Member of the Sagaing Region Hluttaw
- Constituency: Sagaing Township No.1

Personal details
- Born: 13 February 1990 (age 36) Sagaing, Myanmar
- Party: National League for Democracy
- Relations: Thein Htwe (father) Kay Thwe Oo (mother)
- Alma mater: AGTI (Mechanical Power) Certificate of Political Science (KAS Foundation, Germany)
- Occupation: Politician

= Zaw Hlaing Thein =

Burmese politician

Zaw Hlaing Thein (ဇော်လှိုင်သိန်း; born 13 February 1990) is a Burmese politician who currently serves as a Sagaing Region Hluttaw MP for Sagaing Township No.2. He is a member of the National League for Democracy.

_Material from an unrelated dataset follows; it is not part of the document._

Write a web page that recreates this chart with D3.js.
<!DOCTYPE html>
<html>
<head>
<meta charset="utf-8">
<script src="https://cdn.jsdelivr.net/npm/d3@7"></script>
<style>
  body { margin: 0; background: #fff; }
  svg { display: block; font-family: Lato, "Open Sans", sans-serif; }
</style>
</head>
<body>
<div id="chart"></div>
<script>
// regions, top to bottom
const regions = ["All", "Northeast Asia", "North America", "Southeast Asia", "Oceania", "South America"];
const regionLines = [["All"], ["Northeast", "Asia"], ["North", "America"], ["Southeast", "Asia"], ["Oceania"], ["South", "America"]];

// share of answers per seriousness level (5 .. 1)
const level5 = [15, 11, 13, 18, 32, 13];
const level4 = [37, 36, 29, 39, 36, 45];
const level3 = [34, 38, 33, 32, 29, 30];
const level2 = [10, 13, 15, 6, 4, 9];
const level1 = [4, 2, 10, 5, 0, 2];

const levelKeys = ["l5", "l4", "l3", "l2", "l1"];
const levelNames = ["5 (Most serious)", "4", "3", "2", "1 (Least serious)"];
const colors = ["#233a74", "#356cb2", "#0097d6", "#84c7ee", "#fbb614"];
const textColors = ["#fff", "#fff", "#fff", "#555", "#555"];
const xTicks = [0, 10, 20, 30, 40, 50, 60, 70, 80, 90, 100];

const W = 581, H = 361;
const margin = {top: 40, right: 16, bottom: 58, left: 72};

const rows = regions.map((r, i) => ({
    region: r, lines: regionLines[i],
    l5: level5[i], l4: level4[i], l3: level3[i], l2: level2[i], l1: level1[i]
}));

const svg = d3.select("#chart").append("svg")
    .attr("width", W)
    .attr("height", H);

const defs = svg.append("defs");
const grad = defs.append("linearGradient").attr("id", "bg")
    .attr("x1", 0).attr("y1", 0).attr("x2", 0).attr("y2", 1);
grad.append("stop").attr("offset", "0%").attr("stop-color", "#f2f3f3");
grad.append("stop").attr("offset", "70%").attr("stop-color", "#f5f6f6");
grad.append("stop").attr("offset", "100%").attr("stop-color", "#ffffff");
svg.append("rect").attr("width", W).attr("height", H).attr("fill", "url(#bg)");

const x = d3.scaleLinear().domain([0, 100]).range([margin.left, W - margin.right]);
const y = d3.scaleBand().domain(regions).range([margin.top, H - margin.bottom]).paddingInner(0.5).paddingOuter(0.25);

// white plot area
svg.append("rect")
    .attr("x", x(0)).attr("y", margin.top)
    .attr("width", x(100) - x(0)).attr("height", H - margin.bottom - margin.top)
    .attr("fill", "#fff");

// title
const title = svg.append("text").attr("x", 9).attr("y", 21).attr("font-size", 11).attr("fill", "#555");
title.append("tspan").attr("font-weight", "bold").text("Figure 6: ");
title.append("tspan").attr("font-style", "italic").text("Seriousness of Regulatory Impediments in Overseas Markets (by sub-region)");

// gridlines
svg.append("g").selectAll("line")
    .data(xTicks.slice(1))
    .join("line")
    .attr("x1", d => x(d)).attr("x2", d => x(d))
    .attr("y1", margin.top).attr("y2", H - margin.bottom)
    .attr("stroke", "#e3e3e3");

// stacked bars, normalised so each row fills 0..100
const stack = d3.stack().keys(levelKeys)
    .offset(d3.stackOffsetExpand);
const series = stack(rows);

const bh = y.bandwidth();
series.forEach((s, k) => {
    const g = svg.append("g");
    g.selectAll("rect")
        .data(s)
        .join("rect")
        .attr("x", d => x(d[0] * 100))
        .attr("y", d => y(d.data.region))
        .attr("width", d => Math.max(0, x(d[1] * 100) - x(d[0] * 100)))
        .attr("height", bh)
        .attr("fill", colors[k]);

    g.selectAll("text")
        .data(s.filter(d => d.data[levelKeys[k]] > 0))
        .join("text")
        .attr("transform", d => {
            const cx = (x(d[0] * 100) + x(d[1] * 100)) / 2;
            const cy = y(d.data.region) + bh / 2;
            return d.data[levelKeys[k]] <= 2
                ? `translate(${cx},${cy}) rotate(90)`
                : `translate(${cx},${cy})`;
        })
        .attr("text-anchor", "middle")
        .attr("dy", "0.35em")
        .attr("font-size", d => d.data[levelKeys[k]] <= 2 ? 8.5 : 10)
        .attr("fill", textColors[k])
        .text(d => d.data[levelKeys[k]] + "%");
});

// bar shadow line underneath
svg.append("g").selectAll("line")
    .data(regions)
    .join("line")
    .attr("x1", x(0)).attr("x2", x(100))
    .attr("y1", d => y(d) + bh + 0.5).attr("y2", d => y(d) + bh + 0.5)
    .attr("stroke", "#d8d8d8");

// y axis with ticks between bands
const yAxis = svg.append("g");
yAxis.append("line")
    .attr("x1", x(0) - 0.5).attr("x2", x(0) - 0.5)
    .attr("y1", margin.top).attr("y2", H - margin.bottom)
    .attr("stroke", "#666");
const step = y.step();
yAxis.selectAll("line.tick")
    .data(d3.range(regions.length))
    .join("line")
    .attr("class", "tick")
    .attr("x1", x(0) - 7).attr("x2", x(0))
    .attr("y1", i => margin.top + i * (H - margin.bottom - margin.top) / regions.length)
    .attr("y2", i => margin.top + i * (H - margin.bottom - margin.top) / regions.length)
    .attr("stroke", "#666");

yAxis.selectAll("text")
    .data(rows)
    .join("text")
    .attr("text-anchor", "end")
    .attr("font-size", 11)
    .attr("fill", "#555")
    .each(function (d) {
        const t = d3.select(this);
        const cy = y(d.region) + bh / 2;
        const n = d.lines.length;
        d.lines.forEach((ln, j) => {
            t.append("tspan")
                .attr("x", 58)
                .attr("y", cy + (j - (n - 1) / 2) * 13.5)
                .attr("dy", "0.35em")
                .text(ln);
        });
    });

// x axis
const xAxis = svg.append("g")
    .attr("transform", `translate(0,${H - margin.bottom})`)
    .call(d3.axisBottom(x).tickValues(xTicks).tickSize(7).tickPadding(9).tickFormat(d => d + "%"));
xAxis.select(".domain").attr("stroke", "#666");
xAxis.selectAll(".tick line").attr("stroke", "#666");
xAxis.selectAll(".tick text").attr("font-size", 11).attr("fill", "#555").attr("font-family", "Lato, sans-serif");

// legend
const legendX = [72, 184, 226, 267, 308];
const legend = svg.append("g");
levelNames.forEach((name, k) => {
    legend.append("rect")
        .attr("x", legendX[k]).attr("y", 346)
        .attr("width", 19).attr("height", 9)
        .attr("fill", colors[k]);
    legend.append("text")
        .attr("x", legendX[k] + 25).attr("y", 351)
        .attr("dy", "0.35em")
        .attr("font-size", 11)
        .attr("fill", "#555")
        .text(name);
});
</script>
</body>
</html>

==Early life and education ==
Zaw was born in Sagaing, Myanmar on February 13, 1990. He graduated from Technological University, Sagaing of AGTI (Mechanical Power).

==Political career==

He joined the NLD in 2011. For the first time, he was appointed as the Sagaing Region Youth charge by the NLD Youth Congress. In 2015, he was served as a member of the General Election Victory Committee. He also served as a member of the Central Youth Leading Committee at the 2017 NLD Youth Conference.

In the 2020 Myanmar general election, he was elected as Sagaing Region Hluttaw MP and elected representative from Sagaing Township no.2 parliamentary constituency.